U.S. Pat. No. 6,096,449 also discloses a shunt controller coupled to numerous shunt control circuits corresponding to each fuel cell in the system. The shunt controller also comprises a pair of voltage sensors, a bypass circuit coupling the anode and cathode together, and a current sensor associated with each fuel cell. The shunt controller further controls a fuel gas shut-off control valve for terminating supply of fuel gas to a fuel cell.
These approaches have one or more disadvantages. First, they may result in power fluctuations to the external load when the fuel cell stack is shorted or its current or voltage is pulsed. This is problematic in applications where the external load is intolerant of the magnitude and/or frequency of such power fluctuations. Alternatively, the external load may be disconnected from the fuel cell stack during pulsing, undesirably interrupting power supply to the load.
Second, the control systems involved in implementing such approaches tend to be overly complex. The complexity of the shunt controller in U.S. Pat.
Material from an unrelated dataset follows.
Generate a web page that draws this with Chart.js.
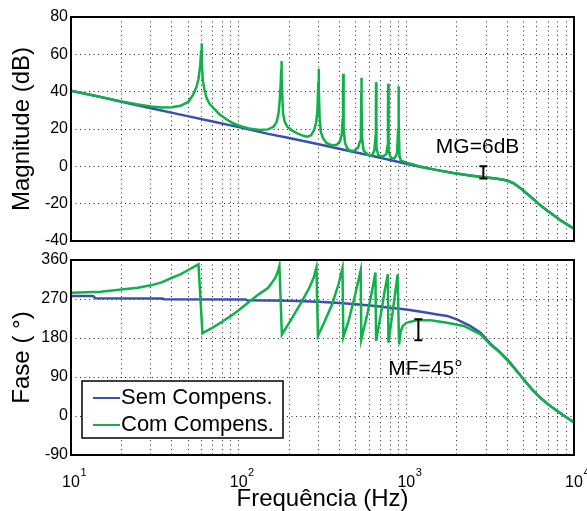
<!DOCTYPE html>
<html>
<head>
<meta charset="utf-8">
<script src="https://cdn.jsdelivr.net/npm/chart.js@4.4.1/dist/chart.umd.min.js"></script>
<style>
    html, body { margin: 0; padding: 0; background: #fff; }
    #wrap { position: relative; width: 587px; height: 511px; overflow: hidden; }
    #wrap canvas { position: absolute; left: 0; top: 0; }
</style>
</head>
<body>
<div id="wrap">
    <canvas id="magChart" width="587" height="511"></canvas>
    <canvas id="phaseChart" width="587" height="511"></canvas>
</div>
<script>
// Series names and colours
const seriesNames = ["Sem Compens.", "Com Compens."];
const seriesColors = ["#3b4fb0", "#10b04a"];

// Magnitude (dB) - uncompensated
const semMagFreq = [10, 15, 20, 30, 45, 70, 100, 150, 200, 300, 450, 650, 900, 1200, 1500, 1900, 2400, 2900, 3400, 3800, 4100, 4400, 4800, 5250, 5800, 6300, 7000, 7600, 8500, 10000];
const semMag = [40.5, 37.1, 34.6, 31.1, 27.7, 24.0, 21.0, 17.4, 15.2, 11.8, 8.4, 5.3, 2.3, -0.2, -1.9, -3.6, -4.9, -5.8, -6.5, -7.2, -8.0, -9.3, -11.8, -14.7, -18.0, -20.9, -24.0, -26.3, -29.5, -33.4];

// Magnitude (dB) - compensated (resonant peaks at odd harmonics)
const comMagFreq = [10, 15, 20, 25, 30, 35, 40, 45, 50, 53.5, 56, 57.5, 59, 59.7, 60, 60.4, 61, 62.5, 64.4, 67, 70.8, 77, 84.5, 92, 102, 115, 134, 150, 161, 168, 173, 176, 178, 179.5, 180, 180.7, 182, 184, 188, 195, 210, 224, 245, 257, 270, 282, 290, 295, 298.5, 300, 301, 304, 309, 318, 334, 360, 385, 402, 412, 417, 419, 420, 421, 424, 431, 445, 464, 490, 515, 530, 536, 539, 540, 541, 545, 556, 590, 625, 645, 655, 658.5, 660, 661, 665, 680, 720, 760, 772, 777, 780, 781, 787, 810, 850, 880, 894, 898.5, 900, 902, 910, 925, 1000, 1100, 1200, 1500, 1900, 2400, 2900, 3400, 3800, 4100, 4400, 4800, 5250, 5800, 6300, 7000, 7600, 8500, 10000];
const comMag = [40.5, 37.2, 34.8, 33.2, 32.0, 31.5, 31.6, 32.4, 34.5, 38.4, 42.5, 46.5, 54, 62, 66, 58, 46.5, 41, 36.6, 33.5, 31.2, 27.8, 25.2, 23.2, 21.6, 20.3, 19.5, 19.8, 21.2, 23.5, 28.5, 36, 44, 52, 56.4, 48, 38, 28.5, 24, 21.2, 19, 17.7, 16.2, 15.9, 16.6, 19.5, 23.5, 30, 45, 52.3, 42, 26, 18.5, 15.2, 12.5, 11.2, 11.5, 13.5, 17, 25, 38, 49.6, 36, 20, 12.5, 9.5, 8.3, 8.5, 10, 13.5, 22, 40, 47.4, 34, 15, 8.5, 6.2, 5.9, 8.5, 16, 32, 45, 30, 10, 6, 5.2, 6.5, 11, 30, 44.3, 28, 8, 4.5, 4.3, 6.9, 20, 32, 42.9, 25, 6, 3.2, 2.0, 1.0, 0.0, -1.9, -3.6, -4.9, -5.8, -6.5, -7.2, -8.0, -9.3, -11.8, -14.7, -18.0, -20.9, -24.0, -26.3, -29.5, -33.4];

// Phase (deg) - uncompensated
const semPhaseFreq = [10, 13.5, 14, 35, 36, 110, 112, 200, 300, 400, 500, 650, 800, 1000, 1250, 1500, 1750, 2000, 2400, 2770, 3170, 3600, 4000, 4500, 5000, 5600, 6300, 7000, 7940, 9000, 10000];
const semPhase = [277, 277, 272, 271, 269.5, 269, 267, 266, 263.5, 261, 258, 254, 250, 246, 240, 235, 231, 223, 208, 192, 167, 148, 131, 107, 85, 62, 42, 27, 11.5, -3, -15];

// Phase (deg) - compensated
const comPhaseFreq = [10, 15, 20, 25, 30, 35, 40, 45, 50, 55, 57.6, 60.8, 62, 70, 80, 90, 100, 115, 130, 150, 165, 172, 175, 181, 203, 233, 264, 280, 291, 297, 320, 361, 394, 416, 421, 452, 496, 534, 539, 585, 625, 654, 660, 710, 743, 776, 782, 835, 887, 905, 925, 950, 1000, 1150, 1400, 1750, 2200, 2770, 3170, 3600, 4000, 4500, 5000, 5600, 6300, 7000, 7940, 9000, 10000];
const comPhase = [284.6, 287, 292, 296, 301.5, 309, 319, 327, 337, 346, 350, 191, 193, 204, 218, 231, 244, 263, 279, 296, 318, 335, 346, 188, 219, 258, 296, 319, 343, 185, 211.5, 258, 304, 341, 182, 219, 281, 336, 177, 234.6, 289, 331, 173, 242, 289, 327, 169, 250, 327, 165, 195, 207, 215, 221, 221, 215, 207.7, 188.5, 165, 147, 129, 106, 85, 62, 42, 27, 11.5, -3, -15];

// Axis ticks
const magTicks = [-40, -20, 0, 20, 40, 60, 80];
const phaseTicks = [-90, 0, 90, 180, 270, 360];
const decades = [10, 100, 1000, 10000];
const decadeExp = ["1", "2", "3", "4"];
const decadeSteps = [1, 2, 3, 4, 5, 6, 7, 8, 9];

// Annotations
const mgText = "MG=6dB", mgFreq = 2880, mgTop = 0, mgBottom = -6.5, mgTextAt = [1500, 10];
const mfText = "MF=45°", mfFreq = 1180, mfTop = 223, mfBottom = 175, mfTextAt = [780, 107];

const FONT = "'Liberation Sans', Arial, Helvetica, sans-serif";
Chart.defaults.font.family = FONT;
Chart.defaults.color = "#000";

const xGridTicks = [];
decades.forEach((d, i) => {
    if (i === decades.length - 1) { xGridTicks.push(d); return; }
    decadeSteps.forEach(m => xGridTicks.push(d * m));
});

const toPoints = (xs, ys) => xs.map((x, i) => ({ x: x, y: ys[i] }));

const gridOpts = { color: "rgba(0,0,0,0.85)", lineWidth: 1, drawTicks: false };
const borderOpts = { display: false, dash: [1, 3.5] };

function xAxis(title) {
    return {
        type: "logarithmic",
        min: 10,
        max: 10000,
        afterBuildTicks: s => { s.ticks = xGridTicks.map(v => ({ value: v })); },
        ticks: { display: false },
        grid: gridOpts,
        border: borderOpts,
        title: title ? {
            display: true, text: title, color: "#000",
            font: { size: 24, lineHeight: 1 }, padding: { top: 0, bottom: 0 }
        } : { display: false },
        afterFit: s => { s.height = title ? 56 : 0; }
    };
}

function yAxis(min, max, ticks, title) {
    return {
        min: min,
        max: max,
        afterBuildTicks: s => { s.ticks = ticks.map(v => ({ value: v })); },
        ticks: { color: "#000", font: { size: 16 }, padding: 3 },
        grid: gridOpts,
        border: borderOpts,
        title: {
            display: true, text: title, color: "#000",
            font: { size: 24, lineHeight: 1.2 }, padding: { top: 8, bottom: 0 }
        },
        afterFit: s => { s.width = 71; }
    };
}

function datasets(semF, semV, comF, comV) {
    return [
        { label: seriesNames[0], data: toPoints(semF, semV), borderColor: seriesColors[0], borderWidth: 2.5, pointRadius: 0, tension: 0, fill: false, order: 1 },
        { label: seriesNames[1], data: toPoints(comF, comV), borderColor: seriesColors[1], borderWidth: 2.5, pointRadius: 0, tension: 0, fill: false, order: 0 }
    ];
}

// Frame around the plot area
const framePlugin = {
    id: "frame",
    afterDraw(chart) {
        const { ctx, chartArea: a } = chart;
        ctx.save();
        ctx.strokeStyle = "#000";
        ctx.lineWidth = 2;
        ctx.strokeRect(a.left, a.top, a.right - a.left, a.bottom - a.top);
        ctx.restore();
    }
};

function ibeam(ctx, x, y1, y2) {
    ctx.save();
    ctx.strokeStyle = "#000";
    ctx.lineWidth = 2;
    ctx.beginPath();
    ctx.moveTo(x, y1); ctx.lineTo(x, y2);
    ctx.moveTo(x - 4, y1); ctx.lineTo(x + 4, y1);
    ctx.moveTo(x - 4, y2); ctx.lineTo(x + 4, y2);
    ctx.stroke();
    ctx.restore();
}

function label(ctx, text, x, y) {
    ctx.save();
    ctx.fillStyle = "#000";
    ctx.font = "21px " + FONT;
    ctx.textAlign = "left";
    ctx.textBaseline = "middle";
    ctx.fillText(text, x, y);
    ctx.restore();
}

const mgPlugin = {
    id: "mg",
    afterDatasetsDraw(chart) {
        const { ctx, scales: { x, y } } = chart;
        ibeam(ctx, x.getPixelForValue(mgFreq), y.getPixelForValue(mgTop), y.getPixelForValue(mgBottom));
        label(ctx, mgText, x.getPixelForValue(mgTextAt[0]), y.getPixelForValue(mgTextAt[1]));
    }
};

const phasePlugin = {
    id: "phaseExtras",
    afterDatasetsDraw(chart) {
        const { ctx, scales: { x, y } } = chart;
        ibeam(ctx, x.getPixelForValue(mfFreq), y.getPixelForValue(mfTop), y.getPixelForValue(mfBottom));
        label(ctx, mfText, x.getPixelForValue(mfTextAt[0]), y.getPixelForValue(mfTextAt[1]));
    },
    afterDraw(chart) {
        const { ctx, chartArea: a, scales: { x } } = chart;
        ctx.save();
        // decade labels 10^n
        decades.forEach((d, i) => {
            const px = x.getPixelForValue(d);
            ctx.fillStyle = "#000";
            ctx.font = "16px " + FONT;
            ctx.textAlign = "center";
            ctx.textBaseline = "alphabetic";
            ctx.fillText("10", px, a.bottom + 32);
            const w = ctx.measureText("10").width;
            ctx.font = "11px " + FONT;
            ctx.textAlign = "left";
            ctx.fillText(decadeExp[i], px + w / 2 + 0.5, a.bottom + 21);
        });
        // legend box
        const bx = a.left + 11, by = a.bottom - 74, bw = 201, bh = 57;
        ctx.fillStyle = "#fff";
        ctx.fillRect(bx, by, bw, bh);
        ctx.strokeStyle = "#000";
        ctx.lineWidth = 1.5;
        ctx.strokeRect(bx, by, bw, bh);
        seriesNames.forEach((name, i) => {
            const ly = by + 17 + i * 27;
            ctx.strokeStyle = seriesColors[i];
            ctx.lineWidth = 2;
            ctx.beginPath();
            ctx.moveTo(bx + 11, ly);
            ctx.lineTo(bx + 38, ly);
            ctx.stroke();
            ctx.fillStyle = "#000";
            ctx.font = "22px " + FONT;
            ctx.textAlign = "left";
            ctx.textBaseline = "middle";
            ctx.fillText(name, bx + 39, ly);
        });
        ctx.restore();
    }
};

const baseOptions = {
    responsive: false,
    animation: false,
    plugins: { legend: { display: false }, tooltip: { enabled: false } }
};

new Chart(document.getElementById("magChart"), {
    type: "line",
    data: { datasets: datasets(semMagFreq, semMag, comMagFreq, comMag) },
    options: {
        ...baseOptions,
        layout: { padding: { top: 17, right: 13, bottom: 270, left: 0 } },
        scales: { x: xAxis(null), y: yAxis(-40, 80, magTicks, "Magnitude (dB)") }
    },
    plugins: [framePlugin, mgPlugin]
});

new Chart(document.getElementById("phaseChart"), {
    type: "line",
    data: { datasets: datasets(semPhaseFreq, semPhase, comPhaseFreq, comPhase) },
    options: {
        ...baseOptions,
        layout: { padding: { top: 260, right: 13, bottom: 0, left: 0 } },
        scales: { x: xAxis("Frequência (Hz)"), y: yAxis(-90, 360, phaseTicks, "Fase ( °)") }
    },
    plugins: [framePlugin, phasePlugin]
});
</script>
</body>
</html>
No. 6,096,449, for example, may undesirably increase the cost and decrease operational reliability of the overall system.
It is desirable to have a method and apparatus for operating a fuel cell electric power system that not only increases the performance of the fuel cell stack, but is also relatively inexpensive, reliable and electrically efficient. The present invention addresses the disadvantages of conventional fuel cell power systems and provides further related advantages.